= Long-term acute care facility =

Type of health care facility

In the United States, a long-term acute care hospital (LTACH), also known as a long-term care hospital (LTCH), is a hospital specializing in treating patients requiring extended hospitalization. Hospitals specializing in long-term care have existed for decades in the form of sanatoriums for patients with tuberculosis and other chronic diseases. The modern hospital known as an LTACH came into existence as a result of the Medicare, Medicaid, and SCHIP Balanced Budget Refinement Act of 1999. The Act defines an LTACH as “a hospital which has an average inpatient length of stay (as determined by the Secretary of Health and Human Services (the Secretary)) of greater than 25 days.” Traditionally, LTACHs provide care for patients receiving prolonged mechanical ventilation.

LTACHs have a diverse set of characteristics which influence the ways in which they operate. Physically, LTACHs exist in two models, hospital within hospital or free-standing. Hospital within hospital LTACHs are physically located inside of a short term acute care hospital and often look similar to a separated unit of the hospital. Free-standing LTACHs are LTACHs in separate buildings from short term acute care hospitals. LTACHs can be non-profit or for profit. They also can be associated with a health care system, post-acute care system, or a system of LTACHs.

== Payment ==
The payment system for the services provided by LTACHs is complex. Medicare reimburses for LTACH services through the Prospective Payment System. Payments are based on an average patient length of stay in the LTACH of 25 days. LTACHs receive an adjusted DRG (Diagnosis-Related Group) payment for patients. Generally, LTACHs have higher reimbursement rates and higher operating margins than traditional short-stay hospitals, which in part reflects the higher cost of care for patients with complex care needs.

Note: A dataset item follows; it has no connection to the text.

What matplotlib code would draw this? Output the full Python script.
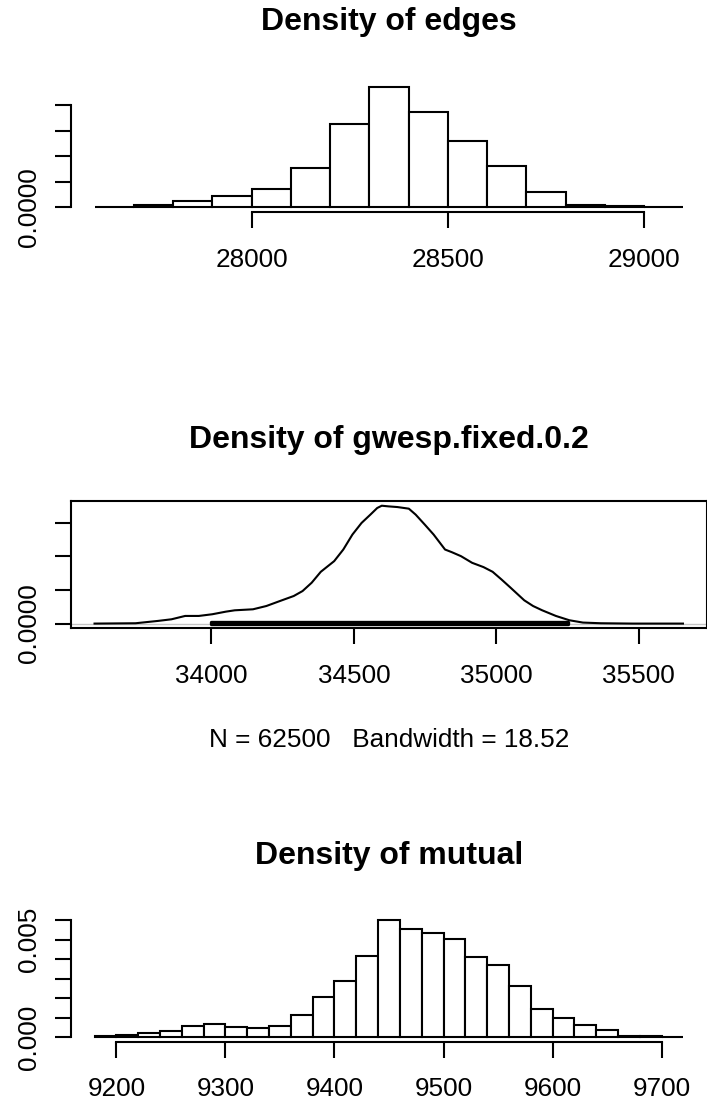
import matplotlib
matplotlib.use("Agg")
import matplotlib.pyplot as plt
import numpy as np

plt.rcParams['font.family'] = ['Liberation Sans', 'DejaVu Sans']

# edges: density histogram
edges_breaks = [27600, 27700, 27800, 27900, 28000, 28100, 28200, 28300,
                28400, 28500, 28600, 28700, 28800, 28900, 29000, 29100]
edges_density = [0.0000135, 0.000054, 0.000121, 0.000215, 0.000364, 0.000761,
                 0.00163, 0.002357, 0.001872, 0.001293, 0.000815, 0.000303,
                 0.000054, 0.00002, 0.0000067]
edges_xticks = [28000, 28500, 29000]
edges_yticks = [0, 0.0005, 0.001, 0.0015, 0.002]
edges_ylabels = ["0.0000", "", "", "", ""]

# gwesp.fixed.0.2: kernel density curve
gwesp_x = [33590, 33734, 33813, 33860, 33908, 33956, 34003, 34051, 34082, 34146,
           34193, 34241, 34289, 34320, 34352, 34384, 34431, 34463, 34495, 34527,
           34558, 34582, 34598, 34622, 34653, 34693, 34717, 34749, 34780, 34820,
           34844, 34876, 34915, 34955, 34987, 35018, 35050, 35098, 35129, 35161,
           35209, 35256, 35304, 35367, 35478, 35655]
gwesp_y = [0.0, 0.000005, 0.00004, 0.000064, 0.000114, 0.000114, 0.000139, 0.000178,
           0.000198, 0.000213, 0.000262, 0.000337, 0.000411, 0.000485, 0.000609,
           0.000772, 0.000931, 0.001104, 0.001327, 0.0015, 0.001624, 0.001723,
           0.001757, 0.001747, 0.001737, 0.001713, 0.001624, 0.001475, 0.001327,
           0.001104, 0.001064, 0.001005, 0.000906, 0.000842, 0.000772, 0.000658,
           0.000535, 0.000347, 0.000262, 0.000198, 0.000114, 0.00005, 0.000015,
           0.000005, 0.0, 0.0]
gwesp_obs_range = [34000, 35250]
gwesp_xticks = [34000, 34500, 35000, 35500]
gwesp_yticks = [0, 0.0005, 0.001, 0.0015]
gwesp_ylabels = ["0.0000", "", "", ""]
gwesp_xlabel = "N = 62500   Bandwidth = 18.52"

# mutual: density histogram
mutual_breaks = [9180, 9200, 9220, 9240, 9260, 9280, 9300, 9320, 9340, 9360,
                 9380, 9400, 9420, 9440, 9460, 9480, 9500, 9520, 9540, 9560,
                 9580, 9600, 9620, 9640, 9660, 9680, 9700, 9720]
mutual_density = [0.000051, 0.000119, 0.000221, 0.000307, 0.000579, 0.000681,
                  0.000545, 0.00046, 0.000596, 0.001124, 0.002044, 0.002879,
                  0.004157, 0.006, 0.005554, 0.005349, 0.005043, 0.004123,
                  0.00368, 0.002624, 0.001431, 0.000971, 0.000613, 0.000375,
                  0.000085, 0.000051, 0.000034]
mutual_xticks = [9200, 9300, 9400, 9500, 9600, 9700]
mutual_yticks = [0, 0.001, 0.002, 0.003, 0.004, 0.005, 0.006]
mutual_ylabels = ["0.000", "", "", "", "", "0.005", ""]

W, H = 707, 1107
LW = 1.5
fig = plt.figure(figsize=(W / 100, H / 100), dpi=100)


def add_axes_px(left, top, right, bottom):
    return fig.add_axes([left / W, 1 - bottom / H, (right - left) / W, (bottom - top) / H])


def r_range(lo, hi):
    # R style 4% padding
    d = 0.04 * (hi - lo)
    return lo - d, hi + d


def style_axis(ax, xticks, yticks, ylabels, boxed=False):
    ax.set_xticks(xticks)
    ax.set_xticklabels([str(t) for t in xticks])
    ax.set_yticks(yticks)
    ax.set_yticklabels(ylabels, rotation=90, va='center')
    ax.tick_params(axis='both', length=11.5, width=LW, labelsize=18.8, direction='out')
    ax.tick_params(axis='x', pad=14)
    ax.tick_params(axis='y', pad=10)
    for s in ax.spines.values():
        s.set_linewidth(LW)
    if not boxed:
        ax.spines['top'].set_visible(False)
        ax.spines['right'].set_visible(False)
        ax.spines['bottom'].set_bounds(xticks[0], xticks[-1])
        ax.spines['left'].set_bounds(yticks[0], yticks[-1])


def draw_hist(ax, breaks, dens):
    widths = np.diff(breaks)
    ax.bar(breaks[:-1], dens, width=widths, align='edge', facecolor='white',
           edgecolor='black', linewidth=LW)
    ax.set_xlim(r_range(breaks[0], breaks[-1]))
    ax.set_ylim(r_range(0, max(dens)))


def title(text, baseline):
    fig.text(389 / W, 1 - baseline / H, text, ha='center', va='baseline',
             fontsize=23, fontweight='bold')


# panel 1
ax1 = add_axes_px(71, 82.3, 707, 212.1)
draw_hist(ax1, edges_breaks, edges_density)
style_axis(ax1, edges_xticks, edges_yticks, edges_ylabels)
title("Density of edges", 30)

# panel 2
ax2 = add_axes_px(71, 501, 706.5, 628.3)
ax2.axhline(0, color='#c4c4c4', linewidth=1.0, zorder=1)
ax2.plot(gwesp_x, gwesp_y, color='black', linewidth=LW, zorder=3)
rug_h = max(gwesp_y) / 100
ax2.fill_between(gwesp_obs_range, 0, rug_h, color='black', linewidth=2.4, zorder=2)
ax2.set_xlim(r_range(min(gwesp_x), max(gwesp_x)))
ax2.set_ylim(r_range(0, max(gwesp_y)))
style_axis(ax2, gwesp_xticks, gwesp_yticks, gwesp_ylabels, boxed=True)
title("Density of gwesp.fixed.0.2", 448)
fig.text(389 / W, 1 - 747 / H, gwesp_xlabel, ha='center', va='baseline', fontsize=18.8)

# panel 3
ax3 = add_axes_px(71, 915.3, 707, 1042)
draw_hist(ax3, mutual_breaks, mutual_density)
style_axis(ax3, mutual_xticks, mutual_yticks, mutual_ylabels)
title("Density of mutual", 864)

fig.savefig("out.png", dpi=100)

== LTACH quality reporting ==
The Affordable Care Act requires LTACHs to report several quality measures as set by CMS. New quality measures go into effect each year on October 1, the beginning of the federal fiscal year. A list of quality measures and the year of implementation can be found [here]. If LTACHs do not report the quality data, they receive a 2 percent reduction in their CMS payment.

==Criticisms==
Patients needing extended care and their families are often told LTACHs provide superior care, but the evidence is limited. There is some criticism surrounding the frequency with which patients develop serious infections in LTACHs, which can occur three times as much as in conventional hospitals. "Long-term care hospitals, which have grown rapidly in the last 25 years (1996-2021?), are cited as having almost twice the number of Medicare violations as standard hospitals, and also have higher incidents of bedsores and infections." Other criticisms include the motivation for transferring patients to LTACHs and the timing surrounding patient discharge from LTACHs, which appear in part to be based on financial considerations stemming from the complex LTACH payment regulations in the United States.